STATED TASK →
Would you transcribe the whole listing exactly, minus its pictures?

## BEGIN

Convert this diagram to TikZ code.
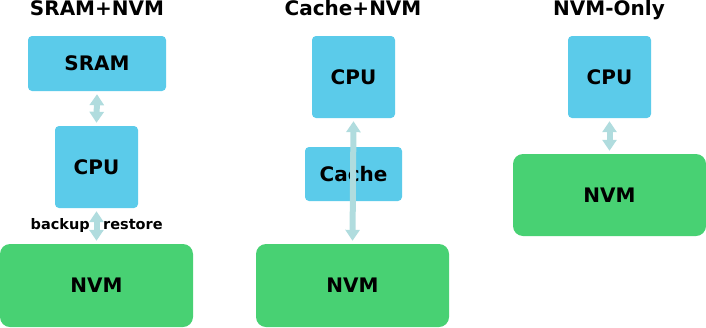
\documentclass[tikz,border=0pt]{standalone}
\usepackage{fontspec}
\setmainfont{DejaVu Sans}
\usetikzlibrary{arrows.meta}
\definecolor{boxblue}{HTML}{5BCBEA}
\definecolor{boxgreen}{HTML}{48D173}
\definecolor{arrowc}{HTML}{B0DCDE}
\tikzset{
  bluebox/.style={fill=boxblue, draw=none, rounded corners=4pt, inner sep=0pt, font=\fontsize{20}{24}\selectfont\bfseries},
  greenbox/.style={fill=boxgreen, draw=none, rounded corners=10pt, inner sep=0pt, font=\fontsize{20}{24}\selectfont\bfseries},
  title/.style={font=\fontsize{20}{24}\selectfont\bfseries, inner sep=0pt, anchor=base},
  lbl/.style={font=\fontsize{14.5}{17}\selectfont\bfseries, inner sep=0pt},
  conn/.style={draw=arrowc, line width=6pt, {Triangle[width=14pt,length=11pt]}-{Triangle[width=14pt,length=11pt]}}
}
\begin{document}
\begin{tikzpicture}[x=1pt,y=-1pt]
\useasboundingbox (0,0) rectangle (706,327);
% titles
\node[title] (t1) at (97,15) {SRAM+NVM};
\node[title] (t2) at (353,15) {Cache+NVM};
\node[title] (t3) at (609,15) {NVM-Only};
% left column
\node[bluebox, minimum width=138pt, minimum height=55pt] (sram) at (97,63.5) {SRAM};
\node[bluebox, minimum width=83pt, minimum height=82pt] (cpu1) at (96.5,167) {CPU};
\node[greenbox, minimum width=193pt, minimum height=83pt] (nvm1) at (96.5,285.5) {NVM};
\draw[conn] ([yshift=-3pt]sram.south) -- ([yshift=3pt]cpu1.north);
\draw[conn] ([yshift=-3pt]cpu1.south) -- ([yshift=3pt]nvm1.north);
\node[lbl, anchor=east] (bk) at (90,225) {backup};
\node[lbl, anchor=west] (rs) at (103,225) {restore};
% middle column
\node[bluebox, minimum width=83pt, minimum height=82pt] (cpu2) at (353.5,77) {CPU};
\node[bluebox, minimum width=97pt, minimum height=54pt] (cache) at (353.5,174) {Cache};
\node[greenbox, minimum width=193pt, minimum height=83pt] (nvm2) at (352.5,285.5) {NVM};
\draw[conn] ([yshift=-3pt]cpu2.south) -- ([yshift=3pt]nvm2.north);
% right column
\node[bluebox, minimum width=83pt, minimum height=82pt] (cpu3) at (609.5,77) {CPU};
\node[greenbox, minimum width=193pt, minimum height=82pt] (nvm3) at (609.5,195) {NVM};
\draw[conn] ([yshift=-3pt]cpu3.south) -- ([yshift=3pt]nvm3.north);
\end{tikzpicture}
\end{document}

## END

ANSWER TO THIS TASK →
Convert this diagram to TikZ code.
\documentclass[tikz,border=0pt]{standalone}
\usepackage{fontspec}
\setmainfont{DejaVu Sans}
\usetikzlibrary{arrows.meta}
\definecolor{boxblue}{HTML}{5BCBEA}
\definecolor{boxgreen}{HTML}{48D173}
\definecolor{arrowc}{HTML}{B0DCDE}
\tikzset{
  bluebox/.style={fill=boxblue, draw=none, rounded corners=4pt, inner sep=0pt, font=\fontsize{20}{24}\selectfont\bfseries},
  greenbox/.style={fill=boxgreen, draw=none, rounded corners=10pt, inner sep=0pt, font=\fontsize{20}{24}\selectfont\bfseries},
  title/.style={font=\fontsize{20}{24}\selectfont\bfseries, inner sep=0pt, anchor=base},
  lbl/.style={font=\fontsize{14.5}{17}\selectfont\bfseries, inner sep=0pt},
  conn/.style={draw=arrowc, line width=6pt, {Triangle[width=14pt,length=11pt]}-{Triangle[width=14pt,length=11pt]}}
}
\begin{document}
\begin{tikzpicture}[x=1pt,y=-1pt]
\useasboundingbox (0,0) rectangle (706,327);
% titles
\node[title] (t1) at (97,15) {SRAM+NVM};
\node[title] (t2) at (353,15) {Cache+NVM};
\node[title] (t3) at (609,15) {NVM-Only};
% left column
\node[bluebox, minimum width=138pt, minimum height=55pt] (sram) at (97,63.5) {SRAM};
\node[bluebox, minimum width=83pt, minimum height=82pt] (cpu1) at (96.5,167) {CPU};
\node[greenbox, minimum width=193pt, minimum height=83pt] (nvm1) at (96.5,285.5) {NVM};
\draw[conn] ([yshift=-3pt]sram.south) -- ([yshift=3pt]cpu1.north);
\draw[conn] ([yshift=-3pt]cpu1.south) -- ([yshift=3pt]nvm1.north);
\node[lbl, anchor=east] (bk) at (90,225) {backup};
\node[lbl, anchor=west] (rs) at (103,225) {restore};
% middle column
\node[bluebox, minimum width=83pt, minimum height=82pt] (cpu2) at (353.5,77) {CPU};
\node[bluebox, minimum width=97pt, minimum height=54pt] (cache) at (353.5,174) {Cache};
\node[greenbox, minimum width=193pt, minimum height=83pt] (nvm2) at (352.5,285.5) {NVM};
\draw[conn] ([yshift=-3pt]cpu2.south) -- ([yshift=3pt]nvm2.north);
% right column
\node[bluebox, minimum width=83pt, minimum height=82pt] (cpu3) at (609.5,77) {CPU};
\node[greenbox, minimum width=193pt, minimum height=82pt] (nvm3) at (609.5,195) {NVM};
\draw[conn] ([yshift=-3pt]cpu3.south) -- ([yshift=3pt]nvm3.north);
\end{tikzpicture}
\end{document}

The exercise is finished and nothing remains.